Dès les premières mesures, on constate l’effort appréciable que l’Orchestre national de Bordeaux Aquitaine fournit à son pupitre de cuivres. C’est indispensable, vu l’importance de ses interventions dans la partition. La sonorité générale de la fosse est équilibrée. La direction de Hans Graf se montre attentive aux possibilités et besoins des chanteurs en scène. Toutefois, pour irréprochable que s’avère la lecture de l’œuvre et d’une indéniable clarté d’articulation, elle manque de nuances, trop de prudence nuisant à la recherche d’un peu plus d’expressivité. Peu vaillant, le Chœur de l’Opéra national de Bordeaux accuse des approximations fâcheuses, surtout chez les hommes.
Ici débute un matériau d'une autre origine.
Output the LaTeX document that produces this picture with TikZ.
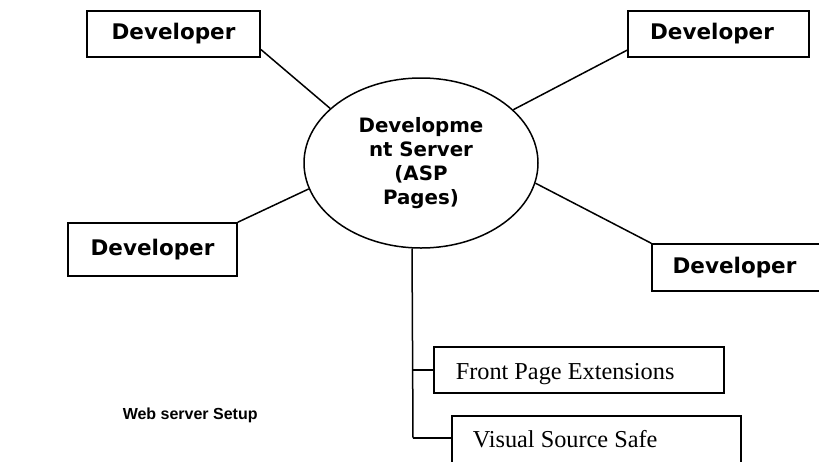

Sur le plateau, nous retrouvons l’Onéguine de Toulouse, Ludovic Tézier [lire notre chronique du 11 avril 2003], dans un Griaznoï sombre à souhait, bénéficiant d’une ligne de chant superbe et d’une grande richesse de timbre qui lui permettent, au fil de l’œuvre, de décliner les divers sentiments du personnage avec sensibilité et crédibilité. Skouvatov est Albert Schagidullin dont les prestations sont parfois inégales ; ce soir est un bon soir, dirons-nous. Nous retrouvons également l’Olga de Strasbourg, Nona Javakhidze, en une Douniacha chaleureuse et attachante. Grande déception avec le Sobiakine de Denis Sedov ; on connaît bien cet artiste dont la voix nous émut plus d’une fois – rappelez-vous Trois Sœurs, par exemple. Que s’est-il passé ? Outre qu’il fait du personnage un barbon gâteux dans un cabotinage des plus maladroits pour amuser la galerie qui ne s’en amuse d’ailleurs pas, la voix n’est pas au rendez-vous. Seuls quelques sur-graves sonnent, toujours impressionnants, sans qu’il soit possible de suivre confortablement un phrase entière, et le haut-médium sort sans corps. On espère qu’un peu de repos et de discernement dans ses choix de prise de rôles nous rendront bientôt un Denis Sedov en pleine forme.

En revanche, trois chanteurs nous ont conquis : la délicieuse Olga Trifonova, le très agile Coq de cet hiver [lire notre chronique du 23 décembre 2002], qui campe la Fiancée, dont on apprécie tant la grande technique que les aptitudes de comédienne ; le Lykov du brillant ténor Mikhaïl Davidoff aux aigus d’une facilité étonnante ; et surtout l’extraordinaire Lioubacha d’Elena Manistina qu’on entendit récemment dans Iolanta, dans un rôle moins développé [lire notre chronique du 30 mars 2003]. Aujourd’hui, nous goûtons un timbre merveilleusement coloré, un art raffiné, l’homogénéité de la voix en ses différents registres et une réelle force expressive. Quel son, quelle musicalité, et quelle présence !

Temur Tchkeidze présente une mise en scène effacée. Un choix de nuances de rouge, doré, cuivre, ocre, donne au spectacle d’une esthétique plutôt flatteuse, surtout au quatrième acte. Cependant, pas de réelle direction d’acteur. Il y a longtemps qu’on avait vu des scènes de chœur si statiques. Reste à savoir si une proposition plus radicale ne nuirait pas à la découverte de l’ouvrage. On résumera en disant qu’en tout cas, elle n’est pas gênante.